Broadway Goes to War: American Theater During World War II

Univ. Pr. of Kentucky. Jun. 2021. 300p. ISBN 9780813180946. $35. THEATER
In this scholarly reminder of the impact of live theater, McLaughlin and Parry, both English professors at Illinois State University, explore how early 20th-century New York stages tackled the political and social ramifications of the emerging threats from Germany and Japan far earlier, and more keenly, than Hollywood. Anti-Nazi plays premiered as early as 1933—six years before Germany invaded Poland—and once the war began, a key difference emerged between theater and film: where film could believably depict ground and air battles, stage plays could not. The most successful plays, therefore, focused on how those on the home front were affected by the economic and social upheavals brought about by the war.
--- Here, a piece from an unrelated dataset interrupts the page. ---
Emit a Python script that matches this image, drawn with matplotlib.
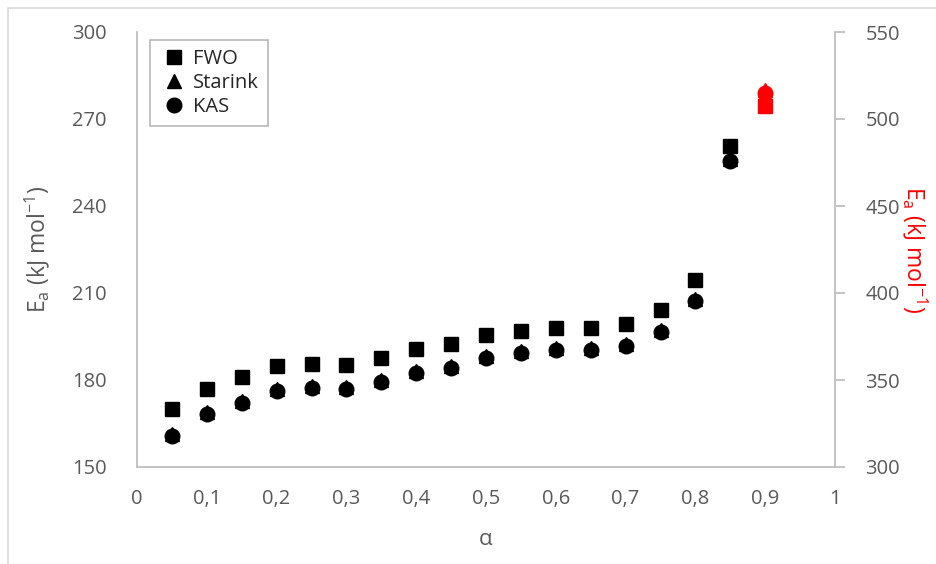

Intriguingly, plays produced near the end of the war examined how returning soldiers might recover from physical and psychological wounds, and how prejudices against returning Black and Jewish American soldiers might continue to permeate society. The plights of Japanese Americans, and Asian Americans broadly, and any possible theatrical representations of their experiences are not addressed in this book. In an example of American myth-making, State of the Union, a play depicting postwar unity, won the Pulitzer Prize in 1946.
VERDICT An engaging, thorough, slightly academic work about an overlooked period of American drama, perhaps best reserved for theater historians and course-specific studies.